--- DATASET CONTENT ---
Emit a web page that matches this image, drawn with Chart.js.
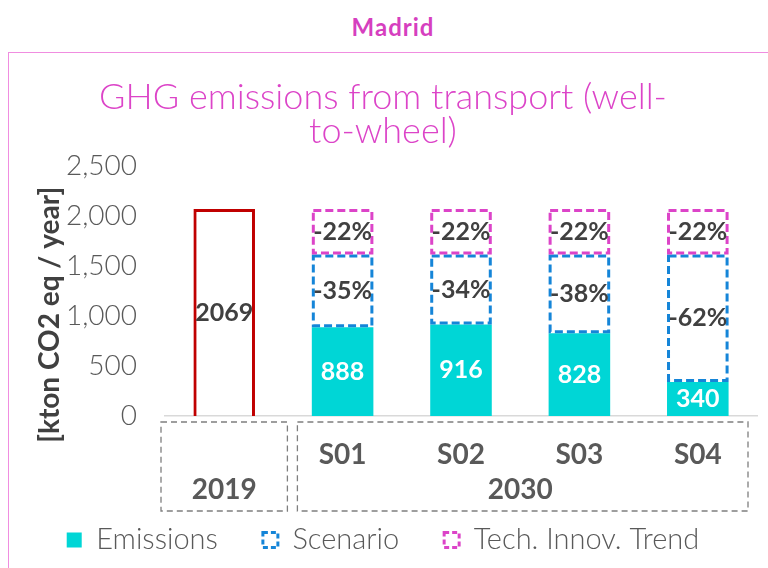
<!DOCTYPE html>
<html>
<head>
<meta charset="utf-8">
<script src="https://cdn.jsdelivr.net/npm/chart.js@4.4.1/dist/chart.umd.min.js"></script>
<style>
  html, body { margin: 0; padding: 0; background: #fff; }
  body { width: 768px; height: 568px; position: relative; overflow: hidden; }
  #city { position: absolute; left: 0; top: 12px; width: 786px; text-align: center;
          font: bold 24px Lato, sans-serif; letter-spacing: 1px; color: #d63fbf; }
  #box { position: absolute; left: 8px; top: 52px; width: 759px; height: 515px;
         border-top: 1px solid #f08de0; border-left: 1px solid #f08de0; }
</style>
</head>
<body>
<div id="city">Madrid</div>
<div id="box"><canvas id="graph"></canvas></div>
<script>
// values
var categories = ['', 'S01', 'S02', 'S03', 'S04'];
var groupNames = ['2019', '2030'];
var groupStart = [0, 1];
var groupEnd = [0, 4];

var baseline = [2069, null, null, null, null];
var emissions = [null, 888, 916, 828, 340];
var scenario = [null, 726, 698, 786, 1274];
var techTrend = [null, 455, 455, 455, 455];

var baselineLabels = ['2069', '', '', '', ''];
var emissionLabels = ['', '888', '916', '828', '340'];
var scenarioLabels = ['', '-35%', '-34%', '-38%', '-62%'];
var techLabels = ['', '-22%', '-22%', '-22%', '-22%'];

var FONT = 'Lato, sans-serif';
var CYAN = '#00d6d6';
var BLUE = '#1585d8';
var MAGENTA = '#dc44c8';
var RED = '#c00000';

// dashed outlines for the stacked "gap" segments
var dashedBars = {
    id: 'dashedBars',
    afterDatasetsDraw: function (chart) {
        var ctx = chart.ctx;
        chart.data.datasets.forEach(function (ds, i) {
            if (!ds.dashColor) return;
            var meta = chart.getDatasetMeta(i);
            meta.data.forEach(function (el, j) {
                if (ds.data[j] == null) return;
                var p = el.getProps(['x', 'y', 'base', 'width'], true);
                ctx.save();
                ctx.strokeStyle = ds.dashColor;
                ctx.lineWidth = 3;
                ctx.setLineDash([8, 4]);
                ctx.strokeRect(p.x - p.width / 2 + 1.5, p.y + 1.5, p.width - 3, p.base - p.y - 3);
                ctx.restore();
            });
        });
    }
};

// value labels in the middle of each segment
var barLabels = {
    id: 'barLabels',
    afterDatasetsDraw: function (chart) {
        var ctx = chart.ctx;
        chart.data.datasets.forEach(function (ds, i) {
            if (!ds.valueLabels) return;
            var meta = chart.getDatasetMeta(i);
            meta.data.forEach(function (el, j) {
                var txt = ds.valueLabels[j];
                if (!txt) return;
                var p = el.getProps(['x', 'y', 'base'], true);
                ctx.save();
                ctx.font = 'bold 25px ' + FONT;
                ctx.fillStyle = ds.labelColor;
                ctx.textAlign = 'center';
                ctx.textBaseline = 'middle';
                ctx.fillText(txt, p.x, (p.y + p.base) / 2);
                ctx.restore();
            });
        });
    }
};

// dashed group boxes + group names under the category axis
var groupAxis = {
    id: 'groupAxis',
    afterDraw: function (chart) {
        var ctx = chart.ctx;
        var x = chart.scales.x;
        var step = (x.right - x.left) / categories.length;
        var top = x.top + 6, bottom = x.top + 95;
        ctx.save();
        ctx.strokeStyle = '#7f7f7f';
        ctx.lineWidth = 1.3;
        ctx.setLineDash([6, 4]);
        ctx.font = 'bold 28px ' + FONT;
        ctx.fillStyle = '#595959';
        ctx.textAlign = 'center';
        ctx.textBaseline = 'middle';
        for (var g = 0; g < groupNames.length; g++) {
            var l = x.left + groupStart[g] * step;
            var r = x.left + (groupEnd[g] + 1) * step;
            l += g === 0 ? -4 : 14;
            r += g === groupNames.length - 1 ? -9 : 4;
            ctx.strokeRect(l, top, r - l, bottom - top);
            var cx = (x.getPixelForValue(groupStart[g]) + x.getPixelForValue(groupEnd[g])) / 2;
            ctx.fillText(groupNames[g], cx, x.top + 74);
        }
        ctx.restore();
    }
};

new Chart(document.getElementById('graph'), {
    type: 'bar',
    data: {
        labels: categories,
        datasets: [
            {
                label: '2019',
                data: baseline,
                backgroundColor: 'rgba(0,0,0,0)',
                borderColor: RED,
                borderWidth: 3,
                valueLabels: baselineLabels,
                labelColor: '#404040'
            },
            {
                label: 'Emissions',
                data: emissions,
                backgroundColor: CYAN,
                borderWidth: 0,
                valueLabels: emissionLabels,
                labelColor: '#ffffff'
            },
            {
                label: 'Scenario',
                data: scenario,
                backgroundColor: 'rgba(0,0,0,0)',
                borderWidth: 0,
                dashColor: BLUE,
                valueLabels: scenarioLabels,
                labelColor: '#404040'
            },
            {
                label: 'Tech. Innov. Trend',
                data: techTrend,
                backgroundColor: 'rgba(0,0,0,0)',
                borderWidth: 0,
                dashColor: MAGENTA,
                valueLabels: techLabels,
                labelColor: '#404040'
            }
        ]
    },
    options: {
        responsive: true,
        maintainAspectRatio: false,
        animation: false,
        layout: { padding: { left: 0, right: 11, top: 0, bottom: 3.5 } },
        datasets: { bar: { categoryPercentage: 0.52, barPercentage: 1 } },
        plugins: {
            tooltip: { enabled: false },
            title: {
                display: true,
                text: ['GHG emissions from transport (well-', 'to-wheel)'],
                color: MAGENTA,
                font: { family: FONT, size: 36, weight: 300, lineHeight: 0.944 },
                padding: { top: 27, bottom: 18 }
            },
            legend: {
                position: 'bottom',
                labels: {
                    color: '#595959',
                    font: { family: FONT, size: 29, weight: 300 },
                    boxWidth: 15,
                    boxHeight: 15,
                    padding: 45,
                    generateLabels: function (chart) {
                        return chart.data.datasets.slice(1).map(function (ds, k) {
                            var dashed = !!ds.dashColor;
                            return {
                                text: ds.label,
                                fillStyle: dashed ? '#ffffff' : ds.backgroundColor,
                                strokeStyle: dashed ? ds.dashColor : ds.backgroundColor,
                                lineWidth: dashed ? 3 : 0,
                                lineDash: dashed ? [5, 3] : [],
                                fontColor: '#595959',
                                datasetIndex: k + 1
                            };
                        });
                    }
                }
            }
        },
        scales: {
            x: {
                stacked: true,
                grid: { display: false, drawTicks: false },
                border: { display: true, color: '#d9d9d9', width: 1.5 },
                ticks: {
                    color: '#595959',
                    font: { family: FONT, size: 28, weight: 'bold' },
                    padding: 22,
                    maxRotation: 0
                },
                afterFit: function (scale) { scale.height = 64.5; }
            },
            y: {
                stacked: true,
                min: 0,
                max: 2500,
                grid: { display: false, drawTicks: false },
                border: { display: false },
                ticks: {
                    stepSize: 500,
                    color: '#595959',
                    padding: 28,
                    font: { family: FONT, size: 28, weight: 300 },
                    callback: function (v) { return v.toLocaleString('en-US'); }
                },
                title: {
                    display: true,
                    text: '[kton CO2 eq / year]\u00a0\u00a0\u00a0\u00a0\u00a0\u00a0\u00a0',
                    color: '#404040',
                    font: { family: FONT, size: 28, weight: 'bold' },
                    padding: { top: 24, bottom: 0 }
                },
                afterFit: function (scale) { scale.width = 156; }
            }
        }
    },
    plugins: [dashedBars, barLabels, groupAxis]
});
</script>
</body>
</html>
---
== TASK TO COMPLETE ==
Exclude the pictures, and transcribe all of the material exactly.

== FINISHED EXERCISE ==
Emit a web page that matches this image, drawn with Chart.js.
<!DOCTYPE html>
<html>
<head>
<meta charset="utf-8">
<script src="https://cdn.jsdelivr.net/npm/chart.js@4.4.1/dist/chart.umd.min.js"></script>
<style>
  html, body { margin: 0; padding: 0; background: #fff; }
  body { width: 768px; height: 568px; position: relative; overflow: hidden; }
  #city { position: absolute; left: 0; top: 12px; width: 786px; text-align: center;
          font: bold 24px Lato, sans-serif; letter-spacing: 1px; color: #d63fbf; }
  #box { position: absolute; left: 8px; top: 52px; width: 759px; height: 515px;
         border-top: 1px solid #f08de0; border-left: 1px solid #f08de0; }
</style>
</head>
<body>
<div id="city">Madrid</div>
<div id="box"><canvas id="graph"></canvas></div>
<script>
// values
var categories = ['', 'S01', 'S02', 'S03', 'S04'];
var groupNames = ['2019', '2030'];
var groupStart = [0, 1];
var groupEnd = [0, 4];

var baseline = [2069, null, null, null, null];
var emissions = [null, 888, 916, 828, 340];
var scenario = [null, 726, 698, 786, 1274];
var techTrend = [null, 455, 455, 455, 455];

var baselineLabels = ['2069', '', '', '', ''];
var emissionLabels = ['', '888', '916', '828', '340'];
var scenarioLabels = ['', '-35%', '-34%', '-38%', '-62%'];
var techLabels = ['', '-22%', '-22%', '-22%', '-22%'];

var FONT = 'Lato, sans-serif';
var CYAN = '#00d6d6';
var BLUE = '#1585d8';
var MAGENTA = '#dc44c8';
var RED = '#c00000';

// dashed outlines for the stacked "gap" segments
var dashedBars = {
    id: 'dashedBars',
    afterDatasetsDraw: function (chart) {
        var ctx = chart.ctx;
        chart.data.datasets.forEach(function (ds, i) {
            if (!ds.dashColor) return;
            var meta = chart.getDatasetMeta(i);
            meta.data.forEach(function (el, j) {
                if (ds.data[j] == null) return;
                var p = el.getProps(['x', 'y', 'base', 'width'], true);
                ctx.save();
                ctx.strokeStyle = ds.dashColor;
                ctx.lineWidth = 3;
                ctx.setLineDash([8, 4]);
                ctx.strokeRect(p.x - p.width / 2 + 1.5, p.y + 1.5, p.width - 3, p.base - p.y - 3);
                ctx.restore();
            });
        });
    }
};

// value labels in the middle of each segment
var barLabels = {
    id: 'barLabels',
    afterDatasetsDraw: function (chart) {
        var ctx = chart.ctx;
        chart.data.datasets.forEach(function (ds, i) {
            if (!ds.valueLabels) return;
            var meta = chart.getDatasetMeta(i);
            meta.data.forEach(function (el, j) {
                var txt = ds.valueLabels[j];
                if (!txt) return;
                var p = el.getProps(['x', 'y', 'base'], true);
                ctx.save();
                ctx.font = 'bold 25px ' + FONT;
                ctx.fillStyle = ds.labelColor;
                ctx.textAlign = 'center';
                ctx.textBaseline = 'middle';
                ctx.fillText(txt, p.x, (p.y + p.base) / 2);
                ctx.restore();
            });
        });
    }
};

// dashed group boxes + group names under the category axis
var groupAxis = {
    id: 'groupAxis',
    afterDraw: function (chart) {
        var ctx = chart.ctx;
        var x = chart.scales.x;
        var step = (x.right - x.left) / categories.length;
        var top = x.top + 6, bottom = x.top + 95;
        ctx.save();
        ctx.strokeStyle = '#7f7f7f';
        ctx.lineWidth = 1.3;
        ctx.setLineDash([6, 4]);
        ctx.font = 'bold 28px ' + FONT;
        ctx.fillStyle = '#595959';
        ctx.textAlign = 'center';
        ctx.textBaseline = 'middle';
        for (var g = 0; g < groupNames.length; g++) {
            var l = x.left + groupStart[g] * step;
            var r = x.left + (groupEnd[g] + 1) * step;
            l += g === 0 ? -4 : 14;
            r += g === groupNames.length - 1 ? -9 : 4;
            ctx.strokeRect(l, top, r - l, bottom - top);
            var cx = (x.getPixelForValue(groupStart[g]) + x.getPixelForValue(groupEnd[g])) / 2;
            ctx.fillText(groupNames[g], cx, x.top + 74);
        }
        ctx.restore();
    }
};

new Chart(document.getElementById('graph'), {
    type: 'bar',
    data: {
        labels: categories,
        datasets: [
            {
                label: '2019',
                data: baseline,
                backgroundColor: 'rgba(0,0,0,0)',
                borderColor: RED,
                borderWidth: 3,
                valueLabels: baselineLabels,
                labelColor: '#404040'
            },
            {
                label: 'Emissions',
                data: emissions,
                backgroundColor: CYAN,
                borderWidth: 0,
                valueLabels: emissionLabels,
                labelColor: '#ffffff'
            },
            {
                label: 'Scenario',
                data: scenario,
                backgroundColor: 'rgba(0,0,0,0)',
                borderWidth: 0,
                dashColor: BLUE,
                valueLabels: scenarioLabels,
                labelColor: '#404040'
            },
            {
                label: 'Tech. Innov. Trend',
                data: techTrend,
                backgroundColor: 'rgba(0,0,0,0)',
                borderWidth: 0,
                dashColor: MAGENTA,
                valueLabels: techLabels,
                labelColor: '#404040'
            }
        ]
    },
    options: {
        responsive: true,
        maintainAspectRatio: false,
        animation: false,
        layout: { padding: { left: 0, right: 11, top: 0, bottom: 3.5 } },
        datasets: { bar: { categoryPercentage: 0.52, barPercentage: 1 } },
        plugins: {
            tooltip: { enabled: false },
            title: {
                display: true,
                text: ['GHG emissions from transport (well-', 'to-wheel)'],
                color: MAGENTA,
                font: { family: FONT, size: 36, weight: 300, lineHeight: 0.944 },
                padding: { top: 27, bottom: 18 }
            },
            legend: {
                position: 'bottom',
                labels: {
                    color: '#595959',
                    font: { family: FONT, size: 29, weight: 300 },
                    boxWidth: 15,
                    boxHeight: 15,
                    padding: 45,
                    generateLabels: function (chart) {
                        return chart.data.datasets.slice(1).map(function (ds, k) {
                            var dashed = !!ds.dashColor;
                            return {
                                text: ds.label,
                                fillStyle: dashed ? '#ffffff' : ds.backgroundColor,
                                strokeStyle: dashed ? ds.dashColor : ds.backgroundColor,
                                lineWidth: dashed ? 3 : 0,
                                lineDash: dashed ? [5, 3] : [],
                                fontColor: '#595959',
                                datasetIndex: k + 1
                            };
                        });
                    }
                }
            }
        },
        scales: {
            x: {
                stacked: true,
                grid: { display: false, drawTicks: false },
                border: { display: true, color: '#d9d9d9', width: 1.5 },
                ticks: {
                    color: '#595959',
                    font: { family: FONT, size: 28, weight: 'bold' },
                    padding: 22,
                    maxRotation: 0
                },
                afterFit: function (scale) { scale.height = 64.5; }
            },
            y: {
                stacked: true,
                min: 0,
                max: 2500,
                grid: { display: false, drawTicks: false },
                border: { display: false },
                ticks: {
                    stepSize: 500,
                    color: '#595959',
                    padding: 28,
                    font: { family: FONT, size: 28, weight: 300 },
                    callback: function (v) { return v.toLocaleString('en-US'); }
                },
                title: {
                    display: true,
                    text: '[kton CO2 eq / year]\u00a0\u00a0\u00a0\u00a0\u00a0\u00a0\u00a0',
                    color: '#404040',
                    font: { family: FONT, size: 28, weight: 'bold' },
                    padding: { top: 24, bottom: 0 }
                },
                afterFit: function (scale) { scale.width = 156; }
            }
        }
    },
    plugins: [dashedBars, barLabels, groupAxis]
});
</script>
</body>
</html>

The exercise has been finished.